Face à ce décalage, des alternatives sont nées. Le nouveau marketing du halal a investi le secteur touristique et la niche est bien porteuse, avouons-le. L’existence à Monastir d’un hôtel réservé aux pratiquants fervents a étonné. Cela a été le cas pour les hôtels affichant une interdiction aux célibataires et d’autres n’acceptant d’accueillir que les plus de 16 ans. Discrimination, oui, mais une discrimination qui se veut créneau spécifique susceptible de bien viser pour mieux atteindre. Alors que d’autres utilisent les tarifs comme moyen de « sélection », cela continue à susciter l’indignation. Ce sont pourtant des réponses « pragmatiques » pour ce secteur souffrant. Car le secteur souffre, en effet, de prétention injustifiée, de médiocrité non assumée en plus des problèmes financiers apparents que les plans de sauvetage superficiels ne sauraient réparer.

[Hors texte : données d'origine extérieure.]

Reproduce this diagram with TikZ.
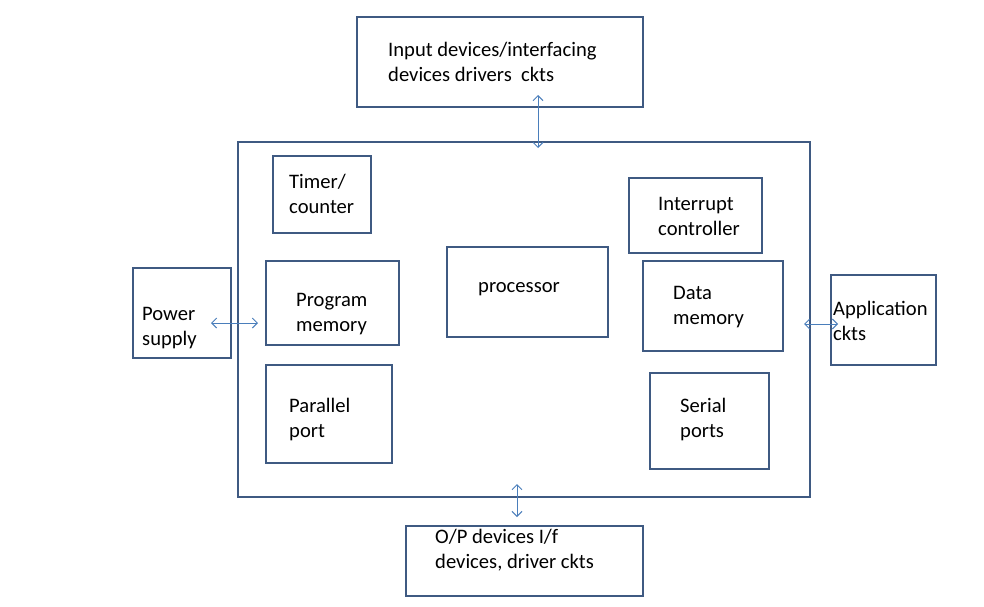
\documentclass[tikz,border=0pt]{standalone}
\usepackage{fontspec}
\setmainfont{Carlito}
\usetikzlibrary{arrows.meta}
\definecolor{boxc}{HTML}{3F5A82}
\definecolor{arrc}{HTML}{4A7EBB}
\tikzset{
  box/.style={draw=boxc, line width=2pt, inner sep=0pt, fill=white},
  lbl/.style={inner sep=0pt, align=left, anchor=west, font=\fontsize{20.6}{25}\selectfont},
  arr/.style={draw=arrc, line width=1pt, {Straight Barb[length=5pt,width=10pt]}-{Straight Barb[length=5pt,width=10pt]}}
}
\newcommand{\bx}[5]{\node[box, minimum width={#4-#2}, minimum height={#5-#3}] (#1) at ({(#2+#4)/2},{(#3+#5)/2}) {};}
\begin{document}
\begin{tikzpicture}[x=1pt,y=-1pt]
\useasboundingbox (0,0) rectangle (984,606);
\fill[white] (0,0) rectangle (984,606);
\bx{input}{357}{17}{643}{107}
\bx{main}{238}{142}{810}{497}
\bx{timer}{273}{156}{371}{233}
\bx{prog}{266}{261}{399}{345}
\bx{par}{266}{365}{392}{463}
\bx{proc}{447}{247}{608}{337}
\bx{intr}{629}{178}{762}{253}
\bx{data}{643}{261}{783}{351}
\bx{serial}{650}{373}{769}{469}
\bx{power}{133}{268}{231}{358}
\bx{app}{831}{275}{936}{365}
\bx{out}{406}{526}{643}{596}

\node[lbl] (tinput) at (388,61.5) {Input devices/interfacing\\devices drivers\ \ ckts};
\node[lbl] (ttimer) at (289,194) {Timer/\\counter};
\node[lbl] (tprog) at (296,314) {Program\\memory};
\node[lbl] (tpar) at (289,419) {Parallel\\port};
\node[lbl] (tproc) at (478,289.5) {processor};
\node[lbl] (tintr) at (658,216) {Interrupt\\controller};
\node[lbl] (tdata) at (673,307) {Data\\memory};
\node[lbl] (tserial) at (680,419) {Serial\\ports};
\node[lbl] (tpower) at (142,328) {Power\\supply};
\node[lbl] (tapp) at (833,321) {Application\\ckts};
\node[lbl] (tout) at (435,550.5) {O/P devices I/f\\devices, driver ckts};

\coordinate (a1) at (538,95);
\coordinate (a2) at (538,148);
\coordinate (b1) at (211,323);
\coordinate (b2) at (258,323);
\coordinate (c1) at (804,324);
\coordinate (c2) at (838,324);
\coordinate (d1) at (517,484);
\coordinate (d2) at (517,517);
\draw[arr] (a1) -- (a2);
\draw[arr] (b1) -- (b2);
\draw[arr] (c1) -- (c2);
\draw[arr] (d1) -- (d2);
\end{tikzpicture}
\end{document}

Le Maroc l’avait mis à exécution il y a de cela quelques années, la diversification de l’offre est gage de survie. Le client tunisien que les hôtels n’attirent plus faute de sécurité, de qualité de service, d’offre satisfaisante se rabat sur le secteur informel des locations balnéaires. Un secteur qui pourrait être canalisé et rentablement contenu par des plateformes communautaires de location de logements à l’image de « Airbnb ». Dans le monde, cela devient la tendance en terme de tourisme. Les quelques maisons d’hôtes existant en Tunisie ont affiché, à leur tour, complet, depuis des semaines. Les prix ne différant pas de ceux des hôtels, mais le service personnalisé et de qualité attirent ceux que les hôtels n’attirent plus.

Le tourisme tunisien est frappé par une donnée internationale et une plutôt nationale : la première est à étudier pour sauver le secteur dans les prochaines années, la deuxième est à assumer au moyen d’une approche immédiate. Accepter le local en n’omettant pas qu’on n’est plus à son apogée et réfléchir à attirer l’étranger une fois la crise passée en n’oubliant pas que les exigences ont changé. C’est peut-être là la possibilité de bonnes vacances et de bonnes saisons.